Stomach cancer is the seventh most commonly diagnosed cancer in Western Africa, accounting for 2.9% of all cancers. It is also the seventh leading cause of cancer death in both men and women, accounting for 3.8% of the total. In 2012, there were about 5 204 new cases and 4 932 deaths due to stomach cancer (GLOBOCAN 2012). The aim of this study is to estimate the incidence and determine the epidemiological characteristics of stomach cancer in Niger.


This is a retrospective study of stomach cancer cases, reported between 1992 and 2009 to the Niger Cancer Registry, established in 1992, in the Faculty of Health Sciences at the Abdou Moumouni University in Niamey.

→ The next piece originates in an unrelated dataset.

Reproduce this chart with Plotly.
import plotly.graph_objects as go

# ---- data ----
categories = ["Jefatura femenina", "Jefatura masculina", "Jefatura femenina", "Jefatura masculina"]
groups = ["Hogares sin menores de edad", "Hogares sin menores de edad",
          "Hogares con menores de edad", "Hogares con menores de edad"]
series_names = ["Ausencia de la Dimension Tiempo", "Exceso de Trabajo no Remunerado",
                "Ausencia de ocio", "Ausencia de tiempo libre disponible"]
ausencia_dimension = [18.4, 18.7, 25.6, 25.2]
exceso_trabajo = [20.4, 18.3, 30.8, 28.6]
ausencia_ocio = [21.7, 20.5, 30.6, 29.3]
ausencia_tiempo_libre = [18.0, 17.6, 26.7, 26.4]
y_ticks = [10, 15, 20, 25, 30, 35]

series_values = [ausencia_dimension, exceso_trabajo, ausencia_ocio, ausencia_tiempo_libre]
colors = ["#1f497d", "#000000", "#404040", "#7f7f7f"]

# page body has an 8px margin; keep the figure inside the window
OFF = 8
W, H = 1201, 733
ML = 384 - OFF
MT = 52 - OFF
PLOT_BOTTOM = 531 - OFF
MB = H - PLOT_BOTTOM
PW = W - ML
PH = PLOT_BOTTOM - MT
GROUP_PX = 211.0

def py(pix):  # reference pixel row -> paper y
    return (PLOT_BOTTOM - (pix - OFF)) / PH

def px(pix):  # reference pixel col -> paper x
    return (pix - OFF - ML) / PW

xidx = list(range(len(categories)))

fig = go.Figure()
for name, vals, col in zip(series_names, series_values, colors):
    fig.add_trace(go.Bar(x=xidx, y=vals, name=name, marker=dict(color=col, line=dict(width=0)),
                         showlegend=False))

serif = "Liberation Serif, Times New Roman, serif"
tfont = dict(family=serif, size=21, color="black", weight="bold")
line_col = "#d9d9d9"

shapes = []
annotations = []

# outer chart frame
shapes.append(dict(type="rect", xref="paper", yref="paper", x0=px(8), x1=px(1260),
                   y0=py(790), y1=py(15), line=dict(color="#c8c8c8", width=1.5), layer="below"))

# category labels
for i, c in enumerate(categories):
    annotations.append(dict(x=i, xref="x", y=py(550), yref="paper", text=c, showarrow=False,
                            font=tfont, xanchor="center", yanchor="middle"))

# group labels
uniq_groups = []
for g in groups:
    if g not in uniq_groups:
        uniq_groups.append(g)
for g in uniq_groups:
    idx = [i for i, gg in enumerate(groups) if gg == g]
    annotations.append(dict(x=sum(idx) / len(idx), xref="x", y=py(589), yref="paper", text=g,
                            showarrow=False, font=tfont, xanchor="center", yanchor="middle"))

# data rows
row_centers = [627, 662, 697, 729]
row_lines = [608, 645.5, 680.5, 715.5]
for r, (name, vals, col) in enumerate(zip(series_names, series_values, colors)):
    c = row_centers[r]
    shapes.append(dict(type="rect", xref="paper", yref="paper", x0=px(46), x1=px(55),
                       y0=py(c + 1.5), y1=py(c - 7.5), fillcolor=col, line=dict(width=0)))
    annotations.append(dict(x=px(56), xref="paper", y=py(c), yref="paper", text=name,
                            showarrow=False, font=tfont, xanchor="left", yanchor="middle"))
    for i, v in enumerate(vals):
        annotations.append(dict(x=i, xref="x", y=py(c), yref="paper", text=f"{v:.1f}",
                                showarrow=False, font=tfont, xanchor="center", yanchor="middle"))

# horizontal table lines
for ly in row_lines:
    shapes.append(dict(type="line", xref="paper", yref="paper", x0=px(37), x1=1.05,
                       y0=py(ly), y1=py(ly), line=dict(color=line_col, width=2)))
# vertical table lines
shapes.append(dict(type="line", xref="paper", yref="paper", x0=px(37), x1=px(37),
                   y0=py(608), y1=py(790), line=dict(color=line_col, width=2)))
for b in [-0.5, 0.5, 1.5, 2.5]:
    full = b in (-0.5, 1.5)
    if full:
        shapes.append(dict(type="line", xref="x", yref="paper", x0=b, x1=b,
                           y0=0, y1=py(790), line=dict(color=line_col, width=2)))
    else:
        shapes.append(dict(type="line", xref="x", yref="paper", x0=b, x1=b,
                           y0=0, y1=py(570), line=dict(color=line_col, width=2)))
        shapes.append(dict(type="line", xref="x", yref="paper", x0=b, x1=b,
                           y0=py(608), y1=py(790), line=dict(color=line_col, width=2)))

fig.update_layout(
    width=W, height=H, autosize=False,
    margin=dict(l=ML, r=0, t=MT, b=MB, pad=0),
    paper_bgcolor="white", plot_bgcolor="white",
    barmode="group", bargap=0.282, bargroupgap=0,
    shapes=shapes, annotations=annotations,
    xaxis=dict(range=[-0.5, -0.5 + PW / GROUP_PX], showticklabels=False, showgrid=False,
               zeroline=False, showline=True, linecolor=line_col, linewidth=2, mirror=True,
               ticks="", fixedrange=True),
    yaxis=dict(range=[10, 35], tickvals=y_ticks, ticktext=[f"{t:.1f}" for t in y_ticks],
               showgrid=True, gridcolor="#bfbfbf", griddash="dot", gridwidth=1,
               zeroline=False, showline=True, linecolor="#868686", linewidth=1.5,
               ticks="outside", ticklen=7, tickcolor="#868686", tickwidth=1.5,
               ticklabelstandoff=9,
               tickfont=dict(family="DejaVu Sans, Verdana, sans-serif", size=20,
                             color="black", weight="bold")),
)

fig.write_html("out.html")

There were 174 cases diagnosed with stomach cancer in Niger (73% of cases in Niamey), accounting for 2.5% of all cancers reported during 1992-2009. During this period, stomach cancer was the 13th most common cancer and the ninth leading cause of cancer death in both men and women. In 2009, the incidence of stomach cancer was 1.2 new cases per 100 000 people and the number of deaths was 1.8 per 1 000 000 people. Nearly 63% of the cases were men with a male-female ratio of 1.7. The average age at diagnosis of stomach cancer was 48 ± 16.6 years (range 5-85 years). The risk of developing stomach cancer is strongly related to age. More than three-quarters (80.5%) of people diagnosed with the disease were aged 35 years and over, with 65.5% of new cancer cases occurring among those aged 35-64 years. Most stomach cancers were adenocarcinomas. The risk of developing stomach cancer varied among various ethnic groups. Djerma-Sonrai was more likely to develop stomach cancer (54.8%) than any other ethnic groups. Among the cases for whom the outcome was known, 15.5% died during the study period, accounting for 3% of all cancer deaths in Niger.


Stomach cancer remains an important public health issue. Early diagnosis is difficult because the disease is asymptomatic in its early stages.